As settlers passing through Indian Territory began to increase, a growing number stopped within the Creek Nation and began settling Indian land. Tensions also increased between Creeks considered "friendly" and those deemed "hostile" towards the U.S. Government. In 1813, a military skirmish at Burnt Corn and the retaliatory attack at Fort Mims resulted in the final battle and defeat of the Creek Nation at Horseshoe Bend. Andrew Jackson took command of Fort Toulouse, renamed it Fort Jackson, and signed the Treaty of Fort Jackson in 1814. As a result of the Treaty of Fort Jackson, the Creeks were illegally forced to cede their territory to the United States and were forcibly removed from their land in Alabama.
Despite the policy of removal of Southeastern Indians to Oklahoma, several Creek families in the Tensaw community who had assisted the United States by providing essential services, including Manac, Hollinger, Sizemore, Stiggins, Bailey, Colbert, and Weatherford, were allowed to retain their land.
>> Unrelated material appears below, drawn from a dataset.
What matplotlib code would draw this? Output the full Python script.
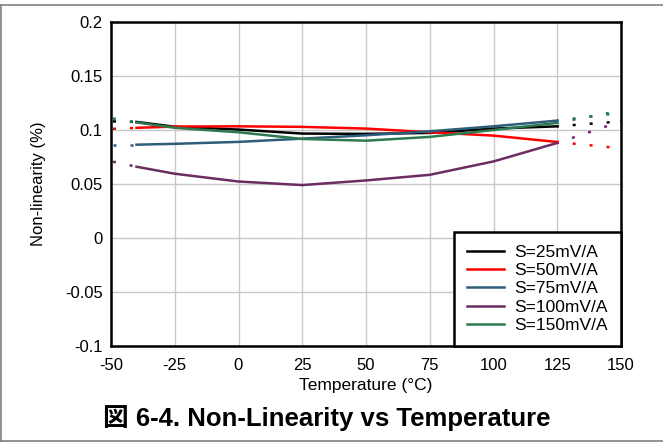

Others, such as Semoice and Lynn McGhee, had been unable to file their land selections earlier. In 1836, a special act of Congress permitted land grants to Lynn McGhee, Semoice, Susan Marlow and Samuel Smith, or their heirs.
By 1836, the Tensaw settlement was well populated and the timber companies had already purchased large tracts of timber land. This development left little nearby land available for land grants. Those families receiving 1836 land grants moved inland away from the River into the Poarch area near the Head of Perdido (Headapadea) and Huxford area in order to find sufficient tracts of grant land.
Because of close family ties, the Indian families intermarried with each other so that a distinct group emerged. This group, which became the Poarch Creek Indians, was distinguished from whites and the other descendants of Creeks in the area, and in later years became discriminated against by them. These settlements became tightly clustered geographically and became more strongly based on a network of close kinship.